It is not yet clear whether there is a simple relation between stress and memory loss in humans, but that is the expectation. (Rat corticosterone is similar to cortisol, secreted by human adrenal glands in response to danger.) James L. McGaugh, director of the UCI Center for Neurobiology of Learning and Memory provisionally advised that students should relax before taking tests or doing other things involving memory. (This supposes that exams for students are like mazes for rats. Or like electric shocks. Or both. I'll buy that. It also supposes that it is possible to relax before a test. That seems a lot less likely.)

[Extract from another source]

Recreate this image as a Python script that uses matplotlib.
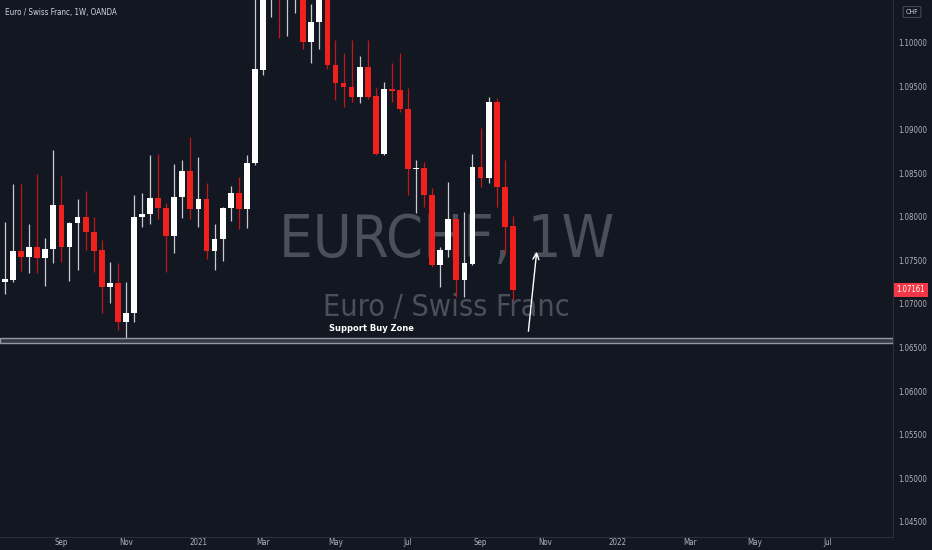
import matplotlib
matplotlib.use("Agg")
import matplotlib.pyplot as plt
import numpy as np
import pandas as pd
from matplotlib import font_manager as fm

# ---------------- data (weekly EUR/CHF candles, OANDA) ----------------
start_week = "2020-07-20"
opens = [1.07253, 1.07276, 1.07609, 1.07540, 1.07655, 1.07529, 1.07632, 1.08138, 1.07655, 1.07931,
         1.08000, 1.07828, 1.07621, 1.07195, 1.07241, 1.06793, 1.06897, 1.08000, 1.08034, 1.08218,
         1.08103, 1.07782, 1.08230, 1.08529, 1.08092, 1.08207, 1.07609, 1.07747, 1.08103, 1.08276,
         1.08092, 1.08621, 1.09690, 1.10800, 1.11000, 1.10650, 1.10750, 1.10850, 1.10011, 1.10241,
         1.10600, 1.09747, 1.09540, 1.09494, 1.09379, 1.09724, 1.09391, 1.08724, 1.09471, 1.09460,
         1.09241, 1.08552, 1.08563, 1.08253, 1.07448, 1.07621, 1.07977, 1.07276, 1.07459, 1.08575,
         1.08448, 1.09322, 1.08345, 1.07897]
highs = [1.07943, 1.08379, 1.08379, 1.07920, 1.08494, 1.07759, 1.08770, 1.08471, 1.07940, 1.08207,
         1.08299, 1.08000, 1.07736, 1.07483, 1.07471, 1.07253, 1.08253, 1.08276, 1.08713, 1.08724,
         1.08161, 1.08609, 1.08655, 1.08920, 1.08690, 1.08391, 1.07920, 1.08115, 1.08356, 1.08460,
         1.08713, 1.10600, 1.11500, 1.11300, 1.11200, 1.11000, 1.11100, 1.10950, 1.10450, 1.10800,
         1.10800, 1.10034, 1.09885, 1.10034, 1.09850, 1.10034, 1.09483, 1.09552, 1.09770, 1.09885,
         1.09483, 1.08655, 1.08632, 1.08333, 1.07655, 1.08402, 1.07990, 1.08057, 1.08724, 1.09023,
         1.09379, 1.09368, 1.08655, 1.08011]
lows = [1.07115, 1.07253, 1.07379, 1.07356, 1.07356, 1.07207, 1.07471, 1.07483, 1.07264, 1.07391,
        1.07621, 1.07368, 1.06897, 1.07012, 1.06701, 1.06586, 1.06793, 1.07885, 1.07920, 1.07977,
        1.07368, 1.07586, 1.07989, 1.07977, 1.07885, 1.07517, 1.07391, 1.07494, 1.07954, 1.07862,
        1.07874, 1.08598, 1.09632, 1.10299, 1.10057, 1.10080, 1.10345, 1.09930, 1.09770, 1.09930,
        1.09700, 1.09345, 1.09264, 1.09322, 1.09310, 1.09356, 1.08713, 1.08713, 1.09322, 1.09207,
        1.08253, 1.08046, 1.08115, 1.07425, 1.07195, 1.07540, 1.07081, 1.07081, 1.07450, 1.08345,
        1.08391, 1.08115, 1.07586, 1.07046]
closes = [1.07287, 1.07609, 1.07540, 1.07655, 1.07529, 1.07632, 1.08138, 1.07655, 1.07931, 1.08000,
          1.07828, 1.07609, 1.07195, 1.07241, 1.06793, 1.06897, 1.08000, 1.08034, 1.08218, 1.08103,
          1.07782, 1.08230, 1.08529, 1.08092, 1.08207, 1.07609, 1.07747, 1.08103, 1.08276, 1.08092,
          1.08621, 1.09701, 1.10900, 1.11000, 1.10700, 1.10800, 1.10900, 1.10011, 1.10241, 1.10600,
          1.09747, 1.09540, 1.09494, 1.09379, 1.09724, 1.09379, 1.08724, 1.09471, 1.09448, 1.09241,
          1.08552, 1.08563, 1.08253, 1.07448, 1.07621, 1.07977, 1.07276, 1.07471, 1.08575, 1.08448,
          1.09322, 1.08345, 1.07885, 1.07161]

price_ticks = [1.10000, 1.09500, 1.09000, 1.08500, 1.08000, 1.07500, 1.07000,
               1.06500, 1.06000, 1.05500, 1.05000, 1.04500]
month_starts = ["2020-09", "2020-11", "2021-01", "2021-03", "2021-05", "2021-07",
                "2021-09", "2021-11", "2022-01", "2022-03", "2022-05", "2022-07"]
month_labels = ["Sep", "Nov", "2021", "Mar", "May", "Jul",
                "Sep", "Nov", "2022", "Mar", "May", "Jul"]

zone_low, zone_high = 1.06552, 1.06609
zone_label = "Support Buy Zone"
arrow_from = (64.9, 1.06655)
arrow_to = (66.0, 1.07632)
last_price = closes[-1]

title = "Euro / Swiss Franc, 1W, OANDA"
wm1 = "EURCHF, 1W"
wm2 = "Euro / Swiss Franc"

# ---------------- style ----------------
BG = "#131722"
UP = "#ffffff"
DN = "#f0201d"
UPW = "#c8cad0"
DNW = "#c01818"
AXC = "#b2b5be"
BORDER = "#2a2e39"

cond_path = fm.findfont(fm.FontProperties(family="DejaVu Sans", stretch="condensed"))
if "ondensed" in cond_path:
    FONT = dict(family="DejaVu Sans", stretch="condensed")
else:
    FONT = dict(family="Liberation Sans")

W, H = 932, 550
fig = plt.figure(figsize=(W / 100, H / 100), dpi=100, facecolor=BG)
ax = fig.add_axes([0, 13 / H, 893 / W, 537 / H], facecolor=BG)
renderer = fig.canvas.get_renderer()


def fit(t, target_px):
    t.set_fontsize(10)
    w = t.get_window_extent(renderer).width
    t.set_fontsize(10 * target_px / w)
    return t


n = len(opens)
x = np.arange(n)
o = np.array(opens); c = np.array(closes); h = np.array(highs); l = np.array(lows)
up = c >= o

# watermark
t1 = ax.text(0.5, 0.5214, wm1, transform=ax.transAxes, ha="center", va="baseline",
             color="#4b4f5a", zorder=0, **FONT)
fit(t1, 335)
t2 = ax.text(0.5, 0.4115, wm2, transform=ax.transAxes, ha="center", va="baseline",
             color="#4b4f5a", zorder=0, **FONT)
fit(t2, 247)

# wicks
ax.vlines(x[up], l[up], h[up], color=UPW, lw=0.9, zorder=2)
ax.vlines(x[~up], l[~up], h[~up], color=DNW, lw=0.9, zorder=2)
# bodies
bottoms = np.minimum(o, c)
heights = np.maximum(np.abs(c - o), 0.00012)
ax.bar(x[up], heights[up], bottom=bottoms[up], width=0.72, color=UP, lw=0, zorder=3)
ax.bar(x[~up], heights[~up], bottom=bottoms[~up], width=0.72, color=DN, lw=0, zorder=3)

# support zone
ax.axhspan(zone_low, zone_high, facecolor="#363a45", edgecolor="#9598a1", lw=1.0, zorder=4)
tz = ax.text(40.2, zone_high + 0.0006, zone_label, color="white",
             fontweight="bold", ha="left", va="bottom", zorder=5, **FONT)
fit(tz, 84)

# arrow
ax.annotate("", xy=arrow_to, xytext=arrow_from,
            arrowprops=dict(arrowstyle="->", color="white", lw=1.0, mutation_scale=11),
            zorder=5)

# axes limits
ax.set_xlim(-0.62, 110.17)
ax.set_ylim(1.04322, 1.10494)

# x ticks from dates
start = pd.Timestamp(start_week)
xt = []
for m in month_starts:
    d = pd.Timestamp(m + "-01")
    while d.weekday() != 0:
        d += pd.Timedelta(days=1)
    xt.append((d - start).days / 7)
ax.set_xticks(xt)
ax.set_xticklabels(month_labels)
probe = fig.text(0, 0, "2021", **FONT)
fit(probe, 18)
xfs = probe.get_fontsize()
probe.remove()
ax.tick_params(axis="x", length=0, pad=1, colors=AXC, labelsize=xfs)
for t in ax.get_xticklabels():
    t.set_family(FONT["family"])
    if "stretch" in FONT:
        t.set_stretch(FONT["stretch"])

ax.yaxis.tick_right()
ax.set_yticks(price_ticks)
ax.set_yticklabels([f"{v:.5f}" for v in price_ticks])
probe = fig.text(0, 0, "1.10000", **FONT)
fit(probe, 29)
yfs = probe.get_fontsize()
probe.remove()
ax.tick_params(axis="y", length=0, pad=4, colors=AXC, labelsize=yfs)
for t in ax.get_yticklabels():
    t.set_family(FONT["family"])
    if "stretch" in FONT:
        t.set_stretch(FONT["stretch"])

for s in ["top", "left"]:
    ax.spines[s].set_visible(False)
ax.spines["right"].set_color(BORDER)
ax.spines["bottom"].set_color(BORDER)

# last price tag
ax.text(1.004, last_price, f"{last_price:.5f}", transform=ax.get_yaxis_transform(),
        ha="left", va="center", color="white", fontsize=yfs, zorder=10,
        bbox=dict(boxstyle="square,pad=0.35", facecolor="#f23645", edgecolor="none"),
        clip_on=False, **FONT)

# currency box
fig.text(912 / W, 1 - 12 / H, "CHF", ha="center", va="center", color="#d1d4dc",
         fontsize=yfs * 0.9,
         bbox=dict(boxstyle="round,pad=0.35,rounding_size=0.2", facecolor=BG,
                   edgecolor="#434651", lw=0.8), **FONT)

# title
tt = fig.text(5 / W, 1 - 12 / H, title, ha="left", va="center", color="#d1d4dc", **FONT)
fit(tt, 113)

fig.savefig("out.png", dpi=100, facecolor=BG)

Obvious conclusions: For students, the best advice is probably to convince yourself that your classes are consistently interesting, cool, enjoyable, and so on, and to try to feel as distant as possible from the whole issue of grades and grading. (Grades happen whether you fret about them or not, so you can in fact ignore them more easily than you think. It is the class that demands attention, not the grade.)

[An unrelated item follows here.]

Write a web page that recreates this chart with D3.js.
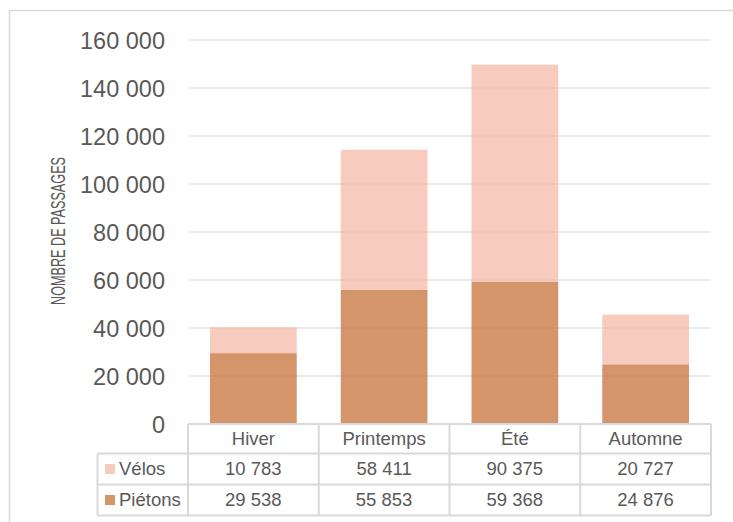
<!DOCTYPE html>
<html>
<head>
<meta charset="utf-8">
<script src="https://cdn.jsdelivr.net/npm/d3@7"></script>
<style>
  html, body { margin: 0; padding: 0; background: #fff; }
  svg { display: block; }
</style>
</head>
<body>
<svg id="chart" width="733" height="522"></svg>
<script>
const categories = ["Hiver", "Printemps", "Été", "Automne"];
const seriesNames = ["Vélos", "Piétons"];
const velos = [10783, 58411, 90375, 20727];
const pietons = [29538, 55853, 59368, 24876];
const yTicks = [0, 20000, 40000, 60000, 80000, 100000, 120000, 140000, 160000];
const yTitle = "NOMBRE DE PASSAGES";

const colors = { "Vélos": "#F7CBBE", "Piétons": "#D4956A" };

const svg = d3.select("#chart");
const fmt = v => d3.format(",")(v).replace(/,/g, " ");

const pLeft = 188, pRight = 711, pTop = 40, pBottom = 424;
const x = d3.scaleBand().domain(categories).range([pLeft, pRight]).paddingInner(0.337).paddingOuter(0.1685);
const xCol = d3.scaleBand().domain(categories).range([pLeft, pRight]);
const y = d3.scaleLinear().domain([0, 160000]).range([pBottom, pTop]);

// outer border
svg.append("rect").attr("x", 9.5).attr("y", 10.5).attr("width", 760).attr("height", 560)
  .attr("fill", "none").attr("stroke", "#D9D9D9").attr("stroke-width", 1.5);

// gridlines
svg.append("g").selectAll("line").data(yTicks.filter(d => d > 0)).join("line")
  .attr("x1", pLeft).attr("x2", pRight)
  .attr("y1", d => y(d)).attr("y2", d => y(d))
  .attr("stroke", "#EBEBEB").attr("stroke-width", 1.5);

// stacked bars
const rows = categories.map((c, i) => ({ cat: c, "Piétons": pietons[i], "Vélos": velos[i] }));
const stack = d3.stack().keys(["Piétons", "Vélos"])(rows);
svg.append("g").selectAll("g").data(stack).join("g")
  .attr("fill", d => colors[d.key])
  .selectAll("rect").data(d => d).join("rect")
  .attr("x", d => x(d.data.cat))
  .attr("width", x.bandwidth())
  .attr("y", d => y(d[1]))
  .attr("height", d => y(d[0]) - y(d[1]));

// gridlines faintly through bars
svg.append("g").selectAll("line").data(yTicks.filter(d => d > 0)).join("line")
  .attr("x1", pLeft).attr("x2", pRight)
  .attr("y1", d => y(d)).attr("y2", d => y(d))
  .attr("stroke", "#000").attr("stroke-opacity", 0.035).attr("stroke-width", 1.5);

// y axis labels
const yAxis = d3.axisLeft(y).tickValues(yTicks).tickFormat(fmt).tickSize(0).tickPadding(0);
const ga = svg.append("g").attr("transform", "translate(165,0)").call(yAxis);
ga.select(".domain").remove();
ga.selectAll("text").attr("font-family", "Liberation Sans, Arial, sans-serif")
  .attr("font-size", 23.5).attr("fill", "#595959").attr("dy", "0.35em");

// y title
svg.append("text")
  .attr("transform", "translate(65,231) rotate(-90)")
  .attr("text-anchor", "middle")
  .attr("font-family", "Liberation Sans Narrow, Liberation Sans, sans-serif")
  .attr("font-size", 21).attr("fill", "#595959")
  .attr("textLength", 148).attr("lengthAdjust", "spacingAndGlyphs")
  .text(yTitle);

// data table
const tableColor = "#D9D9D9";
const rowY = [424, 453.5, 484.5, 515.5];
const tg = svg.append("g").attr("stroke", tableColor).attr("stroke-width", 2).attr("fill", "none");
tg.append("line").attr("x1", pLeft).attr("x2", pRight).attr("y1", rowY[0]).attr("y2", rowY[0]);
[1, 2, 3].forEach(r => {
  tg.append("line").attr("x1", 97.5).attr("x2", pRight).attr("y1", rowY[r]).attr("y2", rowY[r]);
});
tg.append("line").attr("x1", 97.5).attr("x2", 97.5).attr("y1", rowY[1]).attr("y2", rowY[3]);
categories.forEach(c => {
  tg.append("line").attr("x1", xCol(c)).attr("x2", xCol(c)).attr("y1", rowY[0]).attr("y2", rowY[3]);
});
tg.append("line").attr("x1", pRight).attr("x2", pRight).attr("y1", rowY[0]).attr("y2", rowY[3]);

const txt = svg.append("g").attr("font-family", "Liberation Sans, Arial, sans-serif")
  .attr("font-size", 18.5).attr("fill", "#595959").attr("text-anchor", "middle");
txt.selectAll("text.cat").data(categories).join("text").attr("class", "cat")
  .attr("x", d => xCol(d) + xCol.bandwidth() / 2).attr("y", (rowY[0] + rowY[1]) / 2).attr("dy", "0.35em")
  .text(d => d);
const series = [velos, pietons];
series.forEach((vals, r) => {
  txt.selectAll("text.v" + r).data(vals).join("text").attr("class", "v" + r)
    .attr("x", (d, i) => xCol(categories[i]) + xCol.bandwidth() / 2)
    .attr("y", (rowY[r + 1] + rowY[r + 2]) / 2).attr("dy", "0.35em")
    .text(d => fmt(d));
  const ly = (rowY[r + 1] + rowY[r + 2]) / 2;
  svg.append("rect").attr("x", 105).attr("y", ly - 5).attr("width", 10).attr("height", 10)
    .attr("fill", colors[seriesNames[r]]);
  svg.append("text").attr("x", 119).attr("y", ly).attr("dy", "0.35em")
    .attr("font-family", "Liberation Sans, Arial, sans-serif").attr("font-size", 18.5)
    .attr("fill", "#595959").text(seriesNames[r]);
});
</script>
</body>
</html>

If you approach classes as right up there with cleaning out the chicken coop, you will end up with lower grades.

If you can persuade yourself that a class is really interesting, then sleep, stress, and ultimately also grades and the learning that grades are supposed demonstrate, all will tend to take care of themselves. On the other hand, if you approach classes as right up there with cleaning out the chicken coop, you will like college less, learn less, and (if you still care) end up with lower grades. So, um, draw your own conclusions!

So why are you sitting up reading this? Go to bed already!